◆ Do this: The entries below should be quoted exactly, with no pictures carried over.

◆ Dataset content:
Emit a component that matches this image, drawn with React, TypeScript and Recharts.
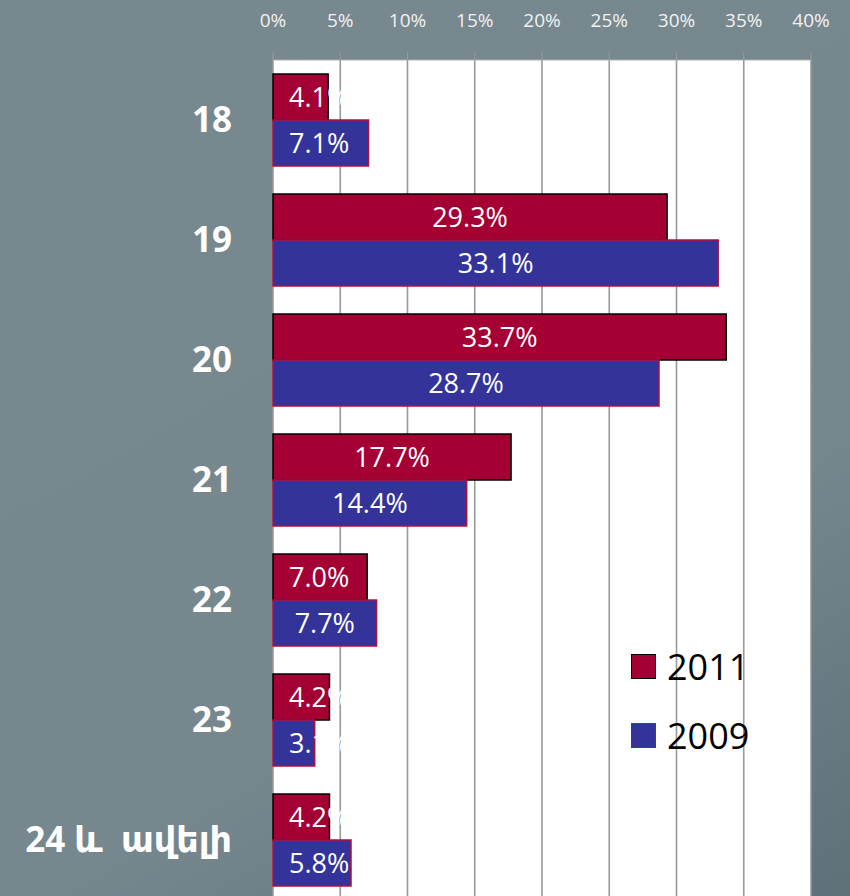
import React from 'react';
import { BarChart, Bar, XAxis, YAxis, CartesianGrid, LabelList } from 'recharts';

const ages = ['18', '19', '20', '21', '22', '23', '24 և  ավելի'];
const share2011 = [4.1, 29.3, 33.7, 17.7, 7.0, 4.2, 4.2];
const share2009 = [7.1, 33.1, 28.7, 14.4, 7.7, 3.1, 5.8];
const xTicks = [0, 5, 10, 15, 20, 25, 30, 35, 40];

const data = ages.map((age, i) => ({ age, y2011: share2011[i], y2009: share2009[i] }));

const FONT = '"Open Sans", "DejaVu Sans", sans-serif';

const TopTick = (props: any) => {
  const { x, payload } = props;
  return (
    <text x={x} y={27} textAnchor="middle" fill="#f2f2f2" fontSize={19} fontFamily={FONT}>
      {payload.value}%
    </text>
  );
};

const AgeTick = (props: any) => {
  const { y, payload } = props;
  return (
    <text x={232} y={y} dy={12} textAnchor="end" fill="#fff" fontSize={35} fontWeight="bold" fontFamily={FONT} style={{ whiteSpace: 'pre' }}>
      {payload.value}
    </text>
  );
};

const BarValue = (props: any) => {
  const { x, y, width, height, value } = props;
  const small = width < 100;
  return (
    <text
      x={small ? x + 16 : x + width / 2}
      y={y + height / 2}
      dy={10}
      textAnchor={small ? 'start' : 'middle'}
      fill="#fff"
      fontSize={27}
      fontFamily={FONT}
    >
      {Number(value).toFixed(1)}%
    </text>
  );
};

const legendItems = [
  { name: '2011', fill: '#a50034', stroke: '#000' },
  { name: '2009', fill: '#333399', stroke: '#b0103c' },
];

const LegendBox = () => (
  <div style={{ position: 'absolute', left: 631, top: 632 }}>
    {legendItems.map((it) => (
      <div key={it.name} style={{ display: 'flex', alignItems: 'center', height: 69 }}>
        <div style={{ width: 23, height: 23, background: it.fill, border: `1px solid ${it.stroke}`, marginRight: 11 }} />
        <span style={{ fontFamily: FONT, fontSize: 36, color: '#000' }}>{it.name}</span>
      </div>
    ))}
  </div>
);

export default function App() {
  return (
    <div
      style={{
        position: 'fixed',
        top: 0,
        left: 0,
        width: 850,
        height: 896,
        overflow: 'hidden',
        background: 'linear-gradient(150deg, #77888f 0%, #76878e 66%, #5e7178 100%)',
      }}
    >
      <BarChart
        width={850}
        height={900}
        data={data}
        layout="vertical"
        margin={{ top: 0, right: 39, bottom: 0, left: 0 }}
        barCategoryGap={14}
        barGap={0}
      >
        <CartesianGrid horizontal={false} stroke="#999" strokeWidth={1.6} fill="#fff" />
        <XAxis
          type="number"
          orientation="top"
          domain={[0, 40]}
          ticks={xTicks}
          height={60}
          tickSize={8}
          tickLine={{ stroke: '#999' }}
          axisLine={{ stroke: '#b0b0b0' }}
          tick={<TopTick />}
          interval={0}
        />
        <YAxis type="category" dataKey="age" width={273} axisLine={false} tickLine={false} tick={<AgeTick />} />
        <Bar dataKey="y2011" name="2011" fill="#a50034" stroke="#000" strokeWidth={1.5} isAnimationActive={false}>
          <LabelList dataKey="y2011" content={<BarValue />} />
        </Bar>
        <Bar dataKey="y2009" name="2009" fill="#333399" stroke="#b0103c" strokeWidth={1.5} isAnimationActive={false}>
          <LabelList dataKey="y2009" content={<BarValue />} />
        </Bar>
      </BarChart>
      <LegendBox />
    </div>
  );
}
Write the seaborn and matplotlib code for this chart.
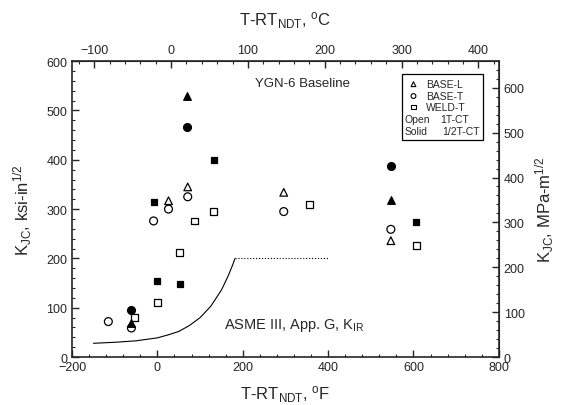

◆ Answer for this exercise:
Emit a component that matches this image, drawn with React, TypeScript and Recharts.
import React from 'react';
import { BarChart, Bar, XAxis, YAxis, CartesianGrid, LabelList } from 'recharts';

const ages = ['18', '19', '20', '21', '22', '23', '24 և  ավելի'];
const share2011 = [4.1, 29.3, 33.7, 17.7, 7.0, 4.2, 4.2];
const share2009 = [7.1, 33.1, 28.7, 14.4, 7.7, 3.1, 5.8];
const xTicks = [0, 5, 10, 15, 20, 25, 30, 35, 40];

const data = ages.map((age, i) => ({ age, y2011: share2011[i], y2009: share2009[i] }));

const FONT = '"Open Sans", "DejaVu Sans", sans-serif';

const TopTick = (props: any) => {
  const { x, payload } = props;
  return (
    <text x={x} y={27} textAnchor="middle" fill="#f2f2f2" fontSize={19} fontFamily={FONT}>
      {payload.value}%
    </text>
  );
};

const AgeTick = (props: any) => {
  const { y, payload } = props;
  return (
    <text x={232} y={y} dy={12} textAnchor="end" fill="#fff" fontSize={35} fontWeight="bold" fontFamily={FONT} style={{ whiteSpace: 'pre' }}>
      {payload.value}
    </text>
  );
};

const BarValue = (props: any) => {
  const { x, y, width, height, value } = props;
  const small = width < 100;
  return (
    <text
      x={small ? x + 16 : x + width / 2}
      y={y + height / 2}
      dy={10}
      textAnchor={small ? 'start' : 'middle'}
      fill="#fff"
      fontSize={27}
      fontFamily={FONT}
    >
      {Number(value).toFixed(1)}%
    </text>
  );
};

const legendItems = [
  { name: '2011', fill: '#a50034', stroke: '#000' },
  { name: '2009', fill: '#333399', stroke: '#b0103c' },
];

const LegendBox = () => (
  <div style={{ position: 'absolute', left: 631, top: 632 }}>
    {legendItems.map((it) => (
      <div key={it.name} style={{ display: 'flex', alignItems: 'center', height: 69 }}>
        <div style={{ width: 23, height: 23, background: it.fill, border: `1px solid ${it.stroke}`, marginRight: 11 }} />
        <span style={{ fontFamily: FONT, fontSize: 36, color: '#000' }}>{it.name}</span>
      </div>
    ))}
  </div>
);

export default function App() {
  return (
    <div
      style={{
        position: 'fixed',
        top: 0,
        left: 0,
        width: 850,
        height: 896,
        overflow: 'hidden',
        background: 'linear-gradient(150deg, #77888f 0%, #76878e 66%, #5e7178 100%)',
      }}
    >
      <BarChart
        width={850}
        height={900}
        data={data}
        layout="vertical"
        margin={{ top: 0, right: 39, bottom: 0, left: 0 }}
        barCategoryGap={14}
        barGap={0}
      >
        <CartesianGrid horizontal={false} stroke="#999" strokeWidth={1.6} fill="#fff" />
        <XAxis
          type="number"
          orientation="top"
          domain={[0, 40]}
          ticks={xTicks}
          height={60}
          tickSize={8}
          tickLine={{ stroke: '#999' }}
          axisLine={{ stroke: '#b0b0b0' }}
          tick={<TopTick />}
          interval={0}
        />
        <YAxis type="category" dataKey="age" width={273} axisLine={false} tickLine={false} tick={<AgeTick />} />
        <Bar dataKey="y2011" name="2011" fill="#a50034" stroke="#000" strokeWidth={1.5} isAnimationActive={false}>
          <LabelList dataKey="y2011" content={<BarValue />} />
        </Bar>
        <Bar dataKey="y2009" name="2009" fill="#333399" stroke="#b0103c" strokeWidth={1.5} isAnimationActive={false}>
          <LabelList dataKey="y2009" content={<BarValue />} />
        </Bar>
      </BarChart>
      <LegendBox />
    </div>
  );
}
Write the seaborn and matplotlib code for this chart.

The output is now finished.